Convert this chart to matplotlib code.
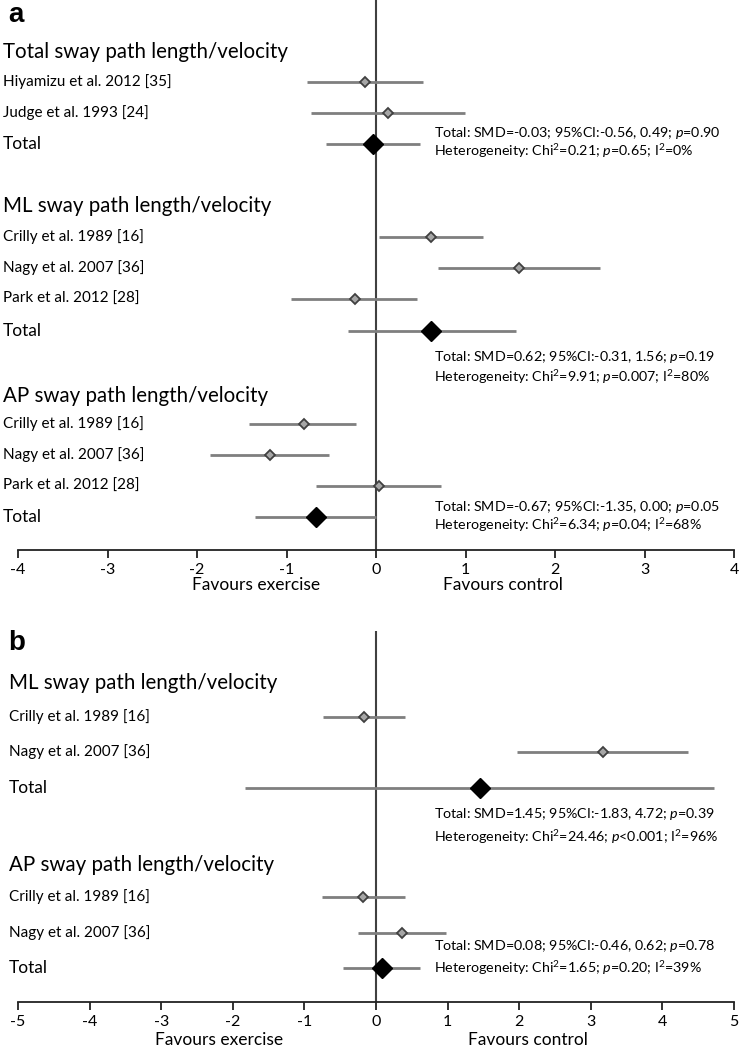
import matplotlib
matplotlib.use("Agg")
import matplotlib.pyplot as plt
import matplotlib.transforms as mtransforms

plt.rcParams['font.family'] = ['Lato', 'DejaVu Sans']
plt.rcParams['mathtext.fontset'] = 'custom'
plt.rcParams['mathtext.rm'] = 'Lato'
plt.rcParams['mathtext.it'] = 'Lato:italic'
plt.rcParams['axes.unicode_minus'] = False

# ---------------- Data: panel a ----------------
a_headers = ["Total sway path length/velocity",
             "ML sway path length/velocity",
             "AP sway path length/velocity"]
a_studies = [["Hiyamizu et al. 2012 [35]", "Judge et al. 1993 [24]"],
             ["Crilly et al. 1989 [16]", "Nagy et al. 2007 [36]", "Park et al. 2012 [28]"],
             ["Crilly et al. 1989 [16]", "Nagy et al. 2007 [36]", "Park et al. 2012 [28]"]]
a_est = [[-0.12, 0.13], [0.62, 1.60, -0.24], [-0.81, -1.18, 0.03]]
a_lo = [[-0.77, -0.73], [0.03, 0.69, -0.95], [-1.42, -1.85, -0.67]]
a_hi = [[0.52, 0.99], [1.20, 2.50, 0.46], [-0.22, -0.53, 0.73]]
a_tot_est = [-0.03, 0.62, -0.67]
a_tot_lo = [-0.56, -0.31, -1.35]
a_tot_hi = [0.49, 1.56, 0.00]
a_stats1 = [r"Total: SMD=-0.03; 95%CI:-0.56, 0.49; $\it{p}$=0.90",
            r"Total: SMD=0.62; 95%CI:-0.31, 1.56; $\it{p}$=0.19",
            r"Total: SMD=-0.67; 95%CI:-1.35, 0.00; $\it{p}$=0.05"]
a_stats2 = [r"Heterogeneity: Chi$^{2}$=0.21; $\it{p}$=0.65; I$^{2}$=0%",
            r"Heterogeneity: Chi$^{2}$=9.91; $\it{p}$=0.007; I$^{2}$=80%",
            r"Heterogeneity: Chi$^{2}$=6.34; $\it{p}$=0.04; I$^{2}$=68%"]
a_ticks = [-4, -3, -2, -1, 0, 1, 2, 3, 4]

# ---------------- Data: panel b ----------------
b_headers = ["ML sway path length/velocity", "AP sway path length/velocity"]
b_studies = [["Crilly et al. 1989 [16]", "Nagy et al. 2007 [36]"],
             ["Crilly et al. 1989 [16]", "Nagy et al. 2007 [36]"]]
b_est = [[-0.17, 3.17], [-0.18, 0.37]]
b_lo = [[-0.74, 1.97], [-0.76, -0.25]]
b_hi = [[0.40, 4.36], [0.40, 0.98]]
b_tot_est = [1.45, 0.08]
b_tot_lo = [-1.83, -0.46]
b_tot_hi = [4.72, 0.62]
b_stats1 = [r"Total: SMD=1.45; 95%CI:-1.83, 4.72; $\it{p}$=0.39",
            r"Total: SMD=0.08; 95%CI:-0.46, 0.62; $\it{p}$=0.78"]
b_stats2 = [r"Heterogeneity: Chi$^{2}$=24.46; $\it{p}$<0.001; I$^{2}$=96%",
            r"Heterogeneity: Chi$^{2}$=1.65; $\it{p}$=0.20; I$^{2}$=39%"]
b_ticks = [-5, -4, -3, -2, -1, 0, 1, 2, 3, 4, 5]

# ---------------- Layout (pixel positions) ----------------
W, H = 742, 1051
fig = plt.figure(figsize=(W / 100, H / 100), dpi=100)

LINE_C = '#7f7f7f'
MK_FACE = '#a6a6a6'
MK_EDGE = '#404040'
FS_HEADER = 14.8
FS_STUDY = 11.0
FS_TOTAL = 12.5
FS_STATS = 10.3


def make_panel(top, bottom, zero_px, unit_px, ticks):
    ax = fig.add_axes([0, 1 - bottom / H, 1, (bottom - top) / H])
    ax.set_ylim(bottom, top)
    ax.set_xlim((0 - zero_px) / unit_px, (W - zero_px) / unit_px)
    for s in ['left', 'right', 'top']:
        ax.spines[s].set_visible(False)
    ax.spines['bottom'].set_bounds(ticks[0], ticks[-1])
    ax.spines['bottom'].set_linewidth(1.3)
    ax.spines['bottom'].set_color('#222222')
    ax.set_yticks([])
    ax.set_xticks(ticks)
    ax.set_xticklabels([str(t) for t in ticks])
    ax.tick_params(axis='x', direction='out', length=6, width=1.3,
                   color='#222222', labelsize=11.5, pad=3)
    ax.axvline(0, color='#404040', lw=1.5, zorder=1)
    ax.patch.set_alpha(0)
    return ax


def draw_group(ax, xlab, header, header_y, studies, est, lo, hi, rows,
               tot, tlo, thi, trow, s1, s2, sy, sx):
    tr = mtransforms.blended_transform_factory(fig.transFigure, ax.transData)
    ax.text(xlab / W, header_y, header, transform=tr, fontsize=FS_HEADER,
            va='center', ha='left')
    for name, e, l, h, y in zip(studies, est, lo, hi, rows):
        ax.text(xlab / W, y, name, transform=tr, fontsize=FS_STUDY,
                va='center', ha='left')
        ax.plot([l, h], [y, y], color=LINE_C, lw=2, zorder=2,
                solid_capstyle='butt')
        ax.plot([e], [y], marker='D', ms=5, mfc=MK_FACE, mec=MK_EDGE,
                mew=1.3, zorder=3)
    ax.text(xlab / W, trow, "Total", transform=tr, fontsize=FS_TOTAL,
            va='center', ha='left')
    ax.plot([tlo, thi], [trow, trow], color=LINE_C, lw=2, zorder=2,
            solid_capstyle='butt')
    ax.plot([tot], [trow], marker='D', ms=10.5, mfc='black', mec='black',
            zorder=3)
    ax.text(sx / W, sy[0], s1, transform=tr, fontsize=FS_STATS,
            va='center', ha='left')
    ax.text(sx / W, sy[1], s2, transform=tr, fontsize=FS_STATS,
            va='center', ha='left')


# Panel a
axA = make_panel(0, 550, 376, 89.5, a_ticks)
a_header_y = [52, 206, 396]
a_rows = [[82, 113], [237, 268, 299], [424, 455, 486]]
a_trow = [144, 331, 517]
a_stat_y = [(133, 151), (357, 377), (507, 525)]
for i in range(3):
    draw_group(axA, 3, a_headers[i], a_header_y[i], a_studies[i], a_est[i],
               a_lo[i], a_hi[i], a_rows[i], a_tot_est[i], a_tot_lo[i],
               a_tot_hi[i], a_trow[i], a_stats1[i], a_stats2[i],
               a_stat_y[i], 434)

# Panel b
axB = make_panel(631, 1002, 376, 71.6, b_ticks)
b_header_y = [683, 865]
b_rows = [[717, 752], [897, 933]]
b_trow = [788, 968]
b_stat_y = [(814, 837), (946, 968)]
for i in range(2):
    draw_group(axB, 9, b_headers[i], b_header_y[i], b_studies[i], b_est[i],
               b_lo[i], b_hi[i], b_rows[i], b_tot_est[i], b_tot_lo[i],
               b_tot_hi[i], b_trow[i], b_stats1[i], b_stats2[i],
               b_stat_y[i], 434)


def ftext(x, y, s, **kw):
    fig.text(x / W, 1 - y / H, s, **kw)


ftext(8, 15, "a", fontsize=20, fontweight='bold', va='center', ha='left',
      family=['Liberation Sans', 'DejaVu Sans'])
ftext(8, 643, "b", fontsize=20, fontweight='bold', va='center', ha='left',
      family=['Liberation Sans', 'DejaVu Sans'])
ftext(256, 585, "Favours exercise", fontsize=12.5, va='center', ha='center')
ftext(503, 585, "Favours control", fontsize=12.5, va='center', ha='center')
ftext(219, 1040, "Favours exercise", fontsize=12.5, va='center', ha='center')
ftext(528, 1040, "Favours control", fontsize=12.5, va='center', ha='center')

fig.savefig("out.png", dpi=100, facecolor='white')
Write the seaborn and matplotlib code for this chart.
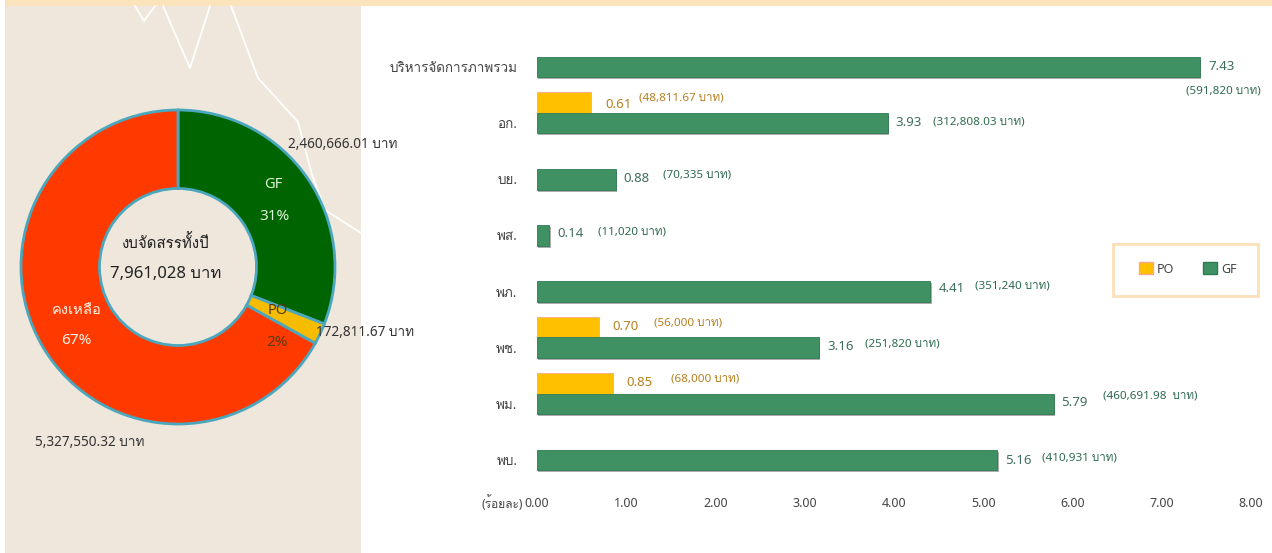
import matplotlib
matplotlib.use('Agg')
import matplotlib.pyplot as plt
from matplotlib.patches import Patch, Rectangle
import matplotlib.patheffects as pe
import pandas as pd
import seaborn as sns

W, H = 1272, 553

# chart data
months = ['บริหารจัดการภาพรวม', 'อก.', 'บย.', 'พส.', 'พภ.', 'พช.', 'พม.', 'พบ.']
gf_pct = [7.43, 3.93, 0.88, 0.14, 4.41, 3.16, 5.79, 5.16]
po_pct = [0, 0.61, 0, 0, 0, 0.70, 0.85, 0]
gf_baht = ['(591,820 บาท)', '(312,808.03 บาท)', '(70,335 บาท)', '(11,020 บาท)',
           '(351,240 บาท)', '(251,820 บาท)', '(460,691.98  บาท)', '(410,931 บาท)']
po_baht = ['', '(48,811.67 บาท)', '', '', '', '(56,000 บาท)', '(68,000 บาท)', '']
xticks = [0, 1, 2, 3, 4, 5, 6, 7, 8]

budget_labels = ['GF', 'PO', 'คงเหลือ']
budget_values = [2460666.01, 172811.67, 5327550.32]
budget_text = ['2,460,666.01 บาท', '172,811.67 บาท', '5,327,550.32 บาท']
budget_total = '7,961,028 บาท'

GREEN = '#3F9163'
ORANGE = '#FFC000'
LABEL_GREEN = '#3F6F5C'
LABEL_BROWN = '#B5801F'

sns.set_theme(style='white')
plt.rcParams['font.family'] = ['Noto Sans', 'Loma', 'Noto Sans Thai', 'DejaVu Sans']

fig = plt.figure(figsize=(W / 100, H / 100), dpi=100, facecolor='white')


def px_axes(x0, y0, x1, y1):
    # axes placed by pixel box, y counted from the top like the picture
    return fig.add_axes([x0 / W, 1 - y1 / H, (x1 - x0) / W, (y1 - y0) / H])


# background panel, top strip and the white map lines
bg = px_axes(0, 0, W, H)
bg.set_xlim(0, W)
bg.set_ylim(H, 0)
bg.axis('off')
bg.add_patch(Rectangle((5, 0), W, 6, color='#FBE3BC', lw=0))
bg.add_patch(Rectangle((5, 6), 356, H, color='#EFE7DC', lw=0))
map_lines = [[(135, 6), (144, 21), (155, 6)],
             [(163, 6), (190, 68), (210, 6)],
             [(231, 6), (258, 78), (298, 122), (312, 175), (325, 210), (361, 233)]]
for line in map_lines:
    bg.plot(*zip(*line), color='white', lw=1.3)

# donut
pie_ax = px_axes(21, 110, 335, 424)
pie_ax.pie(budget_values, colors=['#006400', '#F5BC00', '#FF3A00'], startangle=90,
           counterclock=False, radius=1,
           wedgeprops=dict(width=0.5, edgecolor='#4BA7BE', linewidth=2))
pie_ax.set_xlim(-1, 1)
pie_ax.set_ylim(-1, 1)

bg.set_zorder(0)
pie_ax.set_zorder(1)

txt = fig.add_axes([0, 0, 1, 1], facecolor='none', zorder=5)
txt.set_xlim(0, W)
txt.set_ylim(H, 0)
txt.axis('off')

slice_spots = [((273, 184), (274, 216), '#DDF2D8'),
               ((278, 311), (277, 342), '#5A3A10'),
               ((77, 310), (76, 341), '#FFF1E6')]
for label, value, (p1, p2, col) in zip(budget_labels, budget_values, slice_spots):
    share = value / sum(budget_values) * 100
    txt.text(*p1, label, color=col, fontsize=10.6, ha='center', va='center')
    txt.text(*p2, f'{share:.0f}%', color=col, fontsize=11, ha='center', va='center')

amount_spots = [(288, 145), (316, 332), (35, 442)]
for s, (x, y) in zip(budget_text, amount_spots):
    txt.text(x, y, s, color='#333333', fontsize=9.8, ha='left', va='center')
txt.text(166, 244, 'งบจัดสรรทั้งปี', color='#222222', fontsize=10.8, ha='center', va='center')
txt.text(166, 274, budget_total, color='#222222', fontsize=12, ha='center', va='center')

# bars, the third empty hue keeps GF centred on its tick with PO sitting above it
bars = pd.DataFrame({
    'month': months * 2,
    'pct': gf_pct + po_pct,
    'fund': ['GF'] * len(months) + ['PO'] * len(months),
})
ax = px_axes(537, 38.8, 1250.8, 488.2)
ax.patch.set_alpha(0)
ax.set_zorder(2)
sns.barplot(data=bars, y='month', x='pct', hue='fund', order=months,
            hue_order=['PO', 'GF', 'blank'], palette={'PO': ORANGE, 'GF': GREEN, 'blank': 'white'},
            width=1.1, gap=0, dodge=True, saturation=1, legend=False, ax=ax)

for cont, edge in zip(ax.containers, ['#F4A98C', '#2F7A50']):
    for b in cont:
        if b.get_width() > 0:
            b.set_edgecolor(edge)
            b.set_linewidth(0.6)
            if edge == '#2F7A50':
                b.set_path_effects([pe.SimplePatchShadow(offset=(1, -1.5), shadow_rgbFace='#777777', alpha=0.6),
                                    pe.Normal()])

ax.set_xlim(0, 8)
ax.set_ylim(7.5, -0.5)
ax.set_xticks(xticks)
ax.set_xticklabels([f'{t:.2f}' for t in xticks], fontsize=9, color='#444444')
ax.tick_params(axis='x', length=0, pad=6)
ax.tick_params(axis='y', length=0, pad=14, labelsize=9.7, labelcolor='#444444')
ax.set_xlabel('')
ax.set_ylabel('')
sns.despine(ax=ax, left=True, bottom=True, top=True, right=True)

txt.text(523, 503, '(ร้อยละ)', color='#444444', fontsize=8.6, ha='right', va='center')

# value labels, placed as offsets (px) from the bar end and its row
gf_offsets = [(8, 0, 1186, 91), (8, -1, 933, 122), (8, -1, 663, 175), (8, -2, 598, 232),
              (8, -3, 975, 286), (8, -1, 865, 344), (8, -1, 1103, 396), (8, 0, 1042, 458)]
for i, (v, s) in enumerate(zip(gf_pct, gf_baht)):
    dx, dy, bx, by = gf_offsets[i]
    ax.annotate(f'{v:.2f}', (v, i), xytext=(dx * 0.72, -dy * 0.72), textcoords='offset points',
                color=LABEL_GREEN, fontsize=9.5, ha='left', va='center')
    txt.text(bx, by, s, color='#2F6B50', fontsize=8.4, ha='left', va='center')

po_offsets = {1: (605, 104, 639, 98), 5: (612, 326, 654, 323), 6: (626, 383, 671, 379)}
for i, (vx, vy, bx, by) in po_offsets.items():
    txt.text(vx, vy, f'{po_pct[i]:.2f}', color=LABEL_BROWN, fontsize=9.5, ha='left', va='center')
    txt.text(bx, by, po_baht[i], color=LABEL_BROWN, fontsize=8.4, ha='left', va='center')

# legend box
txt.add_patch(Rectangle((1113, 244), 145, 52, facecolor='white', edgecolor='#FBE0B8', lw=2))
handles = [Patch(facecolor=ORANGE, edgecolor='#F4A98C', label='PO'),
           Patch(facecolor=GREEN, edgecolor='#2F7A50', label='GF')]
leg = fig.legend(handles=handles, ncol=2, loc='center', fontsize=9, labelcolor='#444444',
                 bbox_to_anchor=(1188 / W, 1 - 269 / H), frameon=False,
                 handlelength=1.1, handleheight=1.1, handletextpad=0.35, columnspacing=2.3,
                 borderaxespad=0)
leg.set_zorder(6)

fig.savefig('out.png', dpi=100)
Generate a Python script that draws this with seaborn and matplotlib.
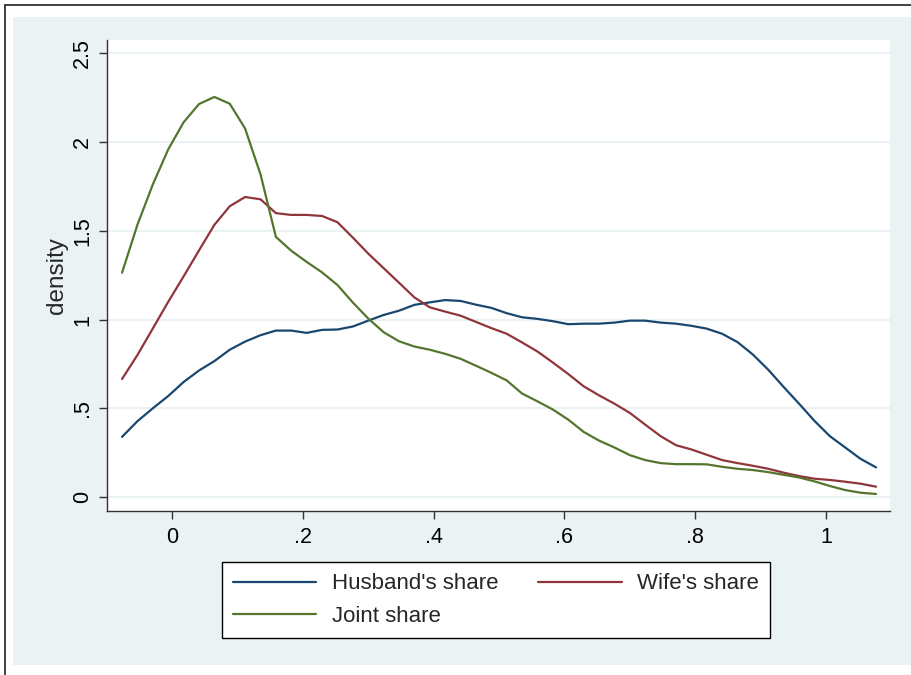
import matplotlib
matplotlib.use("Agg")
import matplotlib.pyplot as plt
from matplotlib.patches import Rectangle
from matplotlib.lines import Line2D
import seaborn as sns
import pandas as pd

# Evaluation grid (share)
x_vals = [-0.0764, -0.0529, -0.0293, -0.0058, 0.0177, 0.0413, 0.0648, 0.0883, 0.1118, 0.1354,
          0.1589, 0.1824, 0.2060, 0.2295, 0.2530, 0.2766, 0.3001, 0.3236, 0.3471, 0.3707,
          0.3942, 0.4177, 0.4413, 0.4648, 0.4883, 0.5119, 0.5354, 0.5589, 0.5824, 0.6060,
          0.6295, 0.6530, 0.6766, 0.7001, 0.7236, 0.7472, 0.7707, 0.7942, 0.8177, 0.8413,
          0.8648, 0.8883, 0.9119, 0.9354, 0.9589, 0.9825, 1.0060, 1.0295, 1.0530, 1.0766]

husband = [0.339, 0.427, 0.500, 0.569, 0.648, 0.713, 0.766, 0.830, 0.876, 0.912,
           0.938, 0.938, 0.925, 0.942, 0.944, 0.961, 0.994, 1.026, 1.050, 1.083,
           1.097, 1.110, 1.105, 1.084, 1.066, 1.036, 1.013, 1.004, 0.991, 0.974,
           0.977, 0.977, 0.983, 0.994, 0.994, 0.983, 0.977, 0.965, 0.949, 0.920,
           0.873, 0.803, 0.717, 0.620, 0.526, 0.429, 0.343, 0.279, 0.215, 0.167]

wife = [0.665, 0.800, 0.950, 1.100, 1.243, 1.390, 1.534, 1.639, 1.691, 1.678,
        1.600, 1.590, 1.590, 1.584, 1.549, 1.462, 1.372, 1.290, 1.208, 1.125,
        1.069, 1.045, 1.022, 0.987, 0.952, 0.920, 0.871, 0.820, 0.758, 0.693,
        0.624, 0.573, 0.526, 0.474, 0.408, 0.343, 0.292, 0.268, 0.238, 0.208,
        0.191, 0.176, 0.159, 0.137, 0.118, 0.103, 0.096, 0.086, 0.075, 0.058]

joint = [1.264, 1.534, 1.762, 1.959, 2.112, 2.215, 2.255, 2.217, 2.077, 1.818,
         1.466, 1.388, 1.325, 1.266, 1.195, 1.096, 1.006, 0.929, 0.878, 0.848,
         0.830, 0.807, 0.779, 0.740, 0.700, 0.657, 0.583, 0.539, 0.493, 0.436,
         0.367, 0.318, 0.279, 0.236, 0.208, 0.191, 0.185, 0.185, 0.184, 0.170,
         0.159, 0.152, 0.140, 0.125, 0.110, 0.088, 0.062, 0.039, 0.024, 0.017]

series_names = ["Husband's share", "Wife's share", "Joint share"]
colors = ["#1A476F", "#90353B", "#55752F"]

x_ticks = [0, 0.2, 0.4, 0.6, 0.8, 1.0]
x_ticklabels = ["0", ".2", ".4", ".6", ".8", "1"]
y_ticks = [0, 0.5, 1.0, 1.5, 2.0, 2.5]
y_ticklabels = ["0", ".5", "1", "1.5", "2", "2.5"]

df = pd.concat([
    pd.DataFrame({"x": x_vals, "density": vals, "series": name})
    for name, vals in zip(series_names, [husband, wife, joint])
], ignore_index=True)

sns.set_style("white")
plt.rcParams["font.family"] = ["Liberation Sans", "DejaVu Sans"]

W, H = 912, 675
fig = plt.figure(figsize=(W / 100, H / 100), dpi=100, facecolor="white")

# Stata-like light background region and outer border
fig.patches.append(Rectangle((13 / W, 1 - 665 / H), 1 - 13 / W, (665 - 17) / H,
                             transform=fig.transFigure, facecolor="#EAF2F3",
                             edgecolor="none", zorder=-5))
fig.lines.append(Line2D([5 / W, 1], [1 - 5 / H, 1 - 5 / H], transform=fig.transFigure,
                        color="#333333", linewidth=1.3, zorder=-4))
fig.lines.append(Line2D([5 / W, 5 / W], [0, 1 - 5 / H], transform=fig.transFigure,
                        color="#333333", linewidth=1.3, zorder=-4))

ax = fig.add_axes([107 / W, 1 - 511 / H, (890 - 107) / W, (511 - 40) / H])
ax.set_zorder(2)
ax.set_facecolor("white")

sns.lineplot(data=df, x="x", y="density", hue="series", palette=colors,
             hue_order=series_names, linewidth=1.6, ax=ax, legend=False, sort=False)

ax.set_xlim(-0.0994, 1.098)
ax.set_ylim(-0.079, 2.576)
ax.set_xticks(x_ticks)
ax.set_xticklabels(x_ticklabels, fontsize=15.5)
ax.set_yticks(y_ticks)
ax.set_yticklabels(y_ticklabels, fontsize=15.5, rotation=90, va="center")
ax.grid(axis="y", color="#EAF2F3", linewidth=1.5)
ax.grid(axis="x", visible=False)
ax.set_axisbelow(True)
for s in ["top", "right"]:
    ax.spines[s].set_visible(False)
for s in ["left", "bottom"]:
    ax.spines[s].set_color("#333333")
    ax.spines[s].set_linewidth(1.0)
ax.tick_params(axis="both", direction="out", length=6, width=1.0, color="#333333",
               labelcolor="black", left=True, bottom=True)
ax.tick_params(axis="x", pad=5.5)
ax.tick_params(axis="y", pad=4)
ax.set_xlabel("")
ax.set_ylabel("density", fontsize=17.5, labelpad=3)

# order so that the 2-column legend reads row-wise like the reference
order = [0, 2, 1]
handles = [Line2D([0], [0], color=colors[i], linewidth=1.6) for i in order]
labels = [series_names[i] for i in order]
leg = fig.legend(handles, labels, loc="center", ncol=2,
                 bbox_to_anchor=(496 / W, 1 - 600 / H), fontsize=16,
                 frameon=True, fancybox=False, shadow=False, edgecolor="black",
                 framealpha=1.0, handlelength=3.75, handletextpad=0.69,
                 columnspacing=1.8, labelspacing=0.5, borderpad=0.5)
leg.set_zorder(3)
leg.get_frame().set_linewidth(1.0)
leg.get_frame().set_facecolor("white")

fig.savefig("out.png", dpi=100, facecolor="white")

▬▬▬

• _What this task involves_
Omitting all pictures, restate exactly the lines of the material from its start through the line that contains "plt.rcParams['axes.unicode_minus'] = False".

• _Task response_
Convert this chart to matplotlib code.
import matplotlib
matplotlib.use("Agg")
import matplotlib.pyplot as plt
import matplotlib.transforms as mtransforms

plt.rcParams['font.family'] = ['Lato', 'DejaVu Sans']
plt.rcParams['mathtext.fontset'] = 'custom'
plt.rcParams['mathtext.rm'] = 'Lato'
plt.rcParams['mathtext.it'] = 'Lato:italic'
plt.rcParams['axes.unicode_minus'] = False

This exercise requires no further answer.